Joe Smigiel was at his blocking and tackling best last Friday night at Palos Verdes. The two-way Newbury Park High strongman would chaperon scatback Walter Thomas through a hole, then turn around and lay a crunching hit on an opposing runner.

Newbury Park defeated Palos Verdes, 19-9, for its first playoff victory since 1983. The outcome was not decided until midway through the fourth quarter, however. Not until Smigiel unclenched his fists enough to deftly take a handoff from quarterback Jai Johnston on a tackle-counter play and ramble seven yards for the final touchdown.

Twice this season the play has been called, and twice Smigiel (6-foot-5, 255 pounds) has scored. The novelty was spawned from a traditional counter play that wasn't working the way it was designed.

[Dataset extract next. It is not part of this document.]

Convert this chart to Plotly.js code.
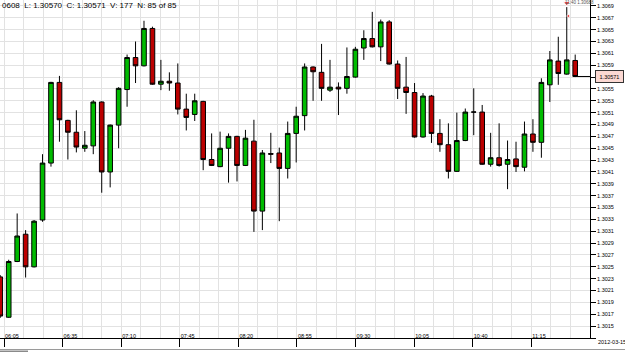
<!DOCTYPE html>
<html><head><meta charset="utf-8">
<script src="https://cdn.plot.ly/plotly-3.0.1.min.js"></script>
<style>html,body{margin:0;padding:0;background:#fff;}#chart{width:625px;height:352px;}</style>
</head><body><div id="chart"></div>
<script>
// ---- data (visible bars, oldest first) ----
const opens = [1.30233,1.30165,1.30259,1.30305,1.30250,1.30329,1.30425,1.30561,1.30497,1.30477,
1.30450,1.30454,1.30528,1.30410,1.30489,1.30549,1.30603,1.30589,1.30652,1.30558,
1.30563,1.30560,1.30516,1.30507,1.30529,1.30431,1.30419,1.30450,1.30470,1.30421,
1.30462,1.30344,1.30441,1.30442,1.30416,1.30475,1.30505,1.30587,1.30578,1.30548,
1.30553,1.30551,1.30570,1.30619,1.30635,1.30621,1.30663,1.30592,1.30553,1.30544,
1.30469,1.30538,1.30475,1.30456,1.30411,1.30463,1.30511,1.30511,1.30423,1.30434,
1.30423,1.30432,1.30418,1.30474,1.30460,1.30557,1.30597,1.30575,1.30598];
const highs = [1.30236,1.30262,1.30340,1.30312,1.30329,1.30440,1.30562,1.30572,1.30498,1.30514,
1.30479,1.30531,1.30529,1.30490,1.30553,1.30608,1.30630,1.30665,1.30655,1.30599,
1.30578,1.30593,1.30542,1.30542,1.30530,1.30475,1.30478,1.30475,1.30471,1.30481,
1.30498,1.30447,1.30476,1.30451,1.30495,1.30520,1.30593,1.30588,1.30626,1.30599,
1.30561,1.30620,1.30621,1.30649,1.30680,1.30667,1.30666,1.30598,1.30604,1.30560,
1.30543,1.30540,1.30499,1.30492,1.30510,1.30517,1.30551,1.30523,1.30476,1.30492,
1.30463,1.30461,1.30495,1.30499,1.30568,1.30614,1.30638,1.30688,1.30608];
const lows = [1.30164,1.30164,1.30258,1.30232,1.30249,1.30326,1.30419,1.30461,1.30431,1.30443,
1.30444,1.30440,1.30375,1.30384,1.30450,1.30520,1.30560,1.30588,1.30557,1.30548,
1.30547,1.30507,1.30480,1.30496,1.30413,1.30420,1.30418,1.30392,1.30394,1.30420,
1.30309,1.30312,1.30425,1.30327,1.30399,1.30426,1.30480,1.30530,1.30530,1.30545,
1.30506,1.30542,1.30569,1.30599,1.30620,1.30597,1.30591,1.30533,1.30508,1.30468,
1.30468,1.30459,1.30444,1.30399,1.30410,1.30462,1.30472,1.30422,1.30419,1.30419,
1.30381,1.30410,1.30411,1.30444,1.30434,1.30528,1.30557,1.30574,1.30570];
const closes = [1.30167,1.30259,1.30302,1.30250,1.30327,1.30425,1.30561,1.30498,1.30477,1.30452,
1.30455,1.30528,1.30410,1.30489,1.30551,1.30603,1.30589,1.30652,1.30558,1.30563,
1.30560,1.30516,1.30502,1.30530,1.30431,1.30421,1.30450,1.30470,1.30421,1.30467,
1.30344,1.30442,1.30440,1.30416,1.30475,1.30504,1.30587,1.30579,1.30551,1.30553,
1.30550,1.30571,1.30617,1.30635,1.30621,1.30663,1.30592,1.30551,1.30544,1.30469,
1.30538,1.30475,1.30456,1.30411,1.30463,1.30511,1.30511,1.30423,1.30434,1.30421,
1.30431,1.30419,1.30474,1.30460,1.30561,1.30599,1.30576,1.30599,1.30571];
const timeLabels = ['06:05','06:35','07:10','07:45','08:20','08:55','09:30','10:05','10:40','11:15'];
const dateLabel = '2012-03-15';
const volume = 177, barCount = 85;

// ---- layout helpers ----
const n = closes.length;
const xs = closes.map((_, i) => i);
const tick0 = 0.445, tickStep = 6.93;
const tickVals = timeLabels.map((_, k) => tick0 + k * tickStep);
const xRange = [-0.03, 69.75];
const yRange = [1.30130, 1.30700];
const last = n - 1;
const fmt = v => v.toFixed(5);
const yTicks = [];
for (let k = 0; k <= 27; k++) {
  const v = +(1.3015 + k * 0.0002).toFixed(4);
  if (Math.abs(v - closes[last]) > 0.00008) yTicks.push(v);
}
const info = fmt(highs[last]).slice(-4) + '  L: ' + fmt(lows[last]) + '  C: ' + fmt(closes[last]) +
  '  V: ' + volume + '  N: ' + barCount + ' of ' + barCount;
const hiIdx = highs.indexOf(Math.max(...highs));

const candle = {
  type: 'candlestick', x: xs, open: opens, high: highs, low: lows, close: closes,
  increasing: {fillcolor: '#00bb00', line: {color: '#000000', width: 1}},
  decreasing: {fillcolor: '#bb0000', line: {color: '#000000', width: 1}},
  whiskerwidth: 0, hoverinfo: 'skip', showlegend: false
};
const marks = {
  type: 'scatter', mode: 'markers', x: [hiIdx, hiIdx + 0.2], y: [1.30695, 1.30673],
  marker: {color: '#e00000', symbol: ['triangle-down', 'circle'], size: [6, 3]},
  hoverinfo: 'skip', showlegend: false
};

const small = {family: 'Liberation Sans, Arial, sans-serif', size: 5.5, color: '#000'};
const layout = {
  width: 625, height: 352,
  margin: {l: 0, r: 35, t: 0, b: 14, pad: 0, autoexpand: false},
  paper_bgcolor: '#ffffff', plot_bgcolor: '#ffffff',
  boxgap: 0.22,
  showlegend: false,
  xaxis: {
    range: xRange, fixedrange: true, rangeslider: {visible: false}, automargin: false,
    tickmode: 'array', tickvals: tickVals, ticktext: timeLabels,
    ticks: 'outside', ticklen: 8, tickcolor: '#000', tickwidth: 1,
    ticklabelposition: 'outside right', ticklabelstandoff: -8,
    tickfont: small,
    showgrid: true, gridcolor: '#e2e2e2', gridwidth: 1,
    minor: {tick0: tick0, dtick: tickStep / 3, showgrid: true, gridcolor: '#e2e2e2', ticks: ''},
    showline: true, linecolor: '#000', linewidth: 1, zeroline: false
  },
  yaxis: {
    range: yRange, side: 'right', fixedrange: true, automargin: false,
    tickmode: 'array', tickvals: yTicks, tickformat: '.4f',
    ticks: 'outside', ticklen: 5, tickcolor: '#000', tickwidth: 1,
    tickfont: small,
    showgrid: true, gridcolor: '#e2e2e2', gridwidth: 1,
    minor: {tick0: 1.3015, dtick: 0.0002, showgrid: true, gridcolor: '#e2e2e2', ticks: 'outside', ticklen: 5, tickcolor: '#000'},
    showline: true, linecolor: '#000', linewidth: 1, zeroline: false
  },
  shapes: [
    {type: 'line', xref: 'x', yref: 'y', x0: last, x1: xRange[1], y0: closes[last], y1: closes[last],
     line: {color: '#000', width: 1}, layer: 'below'},
    {type: 'line', xref: 'paper', yref: 'paper', x0: 0, x1: 625/590, y0: -11.5/338, y1: -11.5/338,
     line: {color: '#9a9a9a', width: 1}},
    {type: 'rect', xref: 'paper', yref: 'paper', x0: 0, x1: 28/590, y0: -12.5/338, y1: -14/338,
     line: {width: 0}, fillcolor: '#8a8a8a'}
  ],
  annotations: [
    {xref: 'paper', yref: 'paper', x: 0, y: 1 - 6/338, xanchor: 'left', yanchor: 'middle',
     text: info, showarrow: false, font: {family: 'Liberation Sans, Arial, sans-serif', size: 8, color: '#000'}},
    {xref: 'x', yref: 'paper', x: hiIdx, xshift: -4, y: 1 - 2.6/338, xanchor: 'left', yanchor: 'middle',
     text: '11:40 ' + fmt(highs[hiIdx]), showarrow: false,
     font: {family: 'Liberation Sans, Arial, sans-serif', size: 4.5, color: '#555'}},
    {xref: 'paper', yref: 'y', x: 1 + 5/590, y: closes[last], xanchor: 'left', yanchor: 'middle',
     text: fmt(closes[last]), showarrow: false, font: small,
     bgcolor: '#fbd8d2', bordercolor: '#333', borderwidth: 1, borderpad: 1, width: 25, height: 9},
    {xref: 'paper', yref: 'paper', x: 1 + 6/590, y: -3.5/338, xanchor: 'left', yanchor: 'middle',
     text: dateLabel, showarrow: false, font: small}
  ]
};

Plotly.newPlot('chart', [candle, marks], layout, {staticPlot: true, displayModeBar: false});
</script>
</body></html>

"We were trying to run a play to the tailback, where he starts one way to give the guard and tackle time to pull, then counters back and follows the tackle through the hole," Coach George Hurley said. "Well, the guard was making his block and Smigiel was getting through the hole untouched, but the hole was closing behind him before the tailback could get through."

The Panther coaching staff studied films, attempting to find a solution. One assistant said in exasperation, "We may as well give the ball to Smigiel."

The coaches stared at one another. We may as well give the ball to Smigiel!

So Friday night against Santa Barbara, Smigiel, who will probably be the most highly recruited lineman in Ventura County, will be counted upon to lay the crucial blocks, as usual. He will be counted upon to make big tackles, as usual.

And he may very well be called upon to score another touchdown.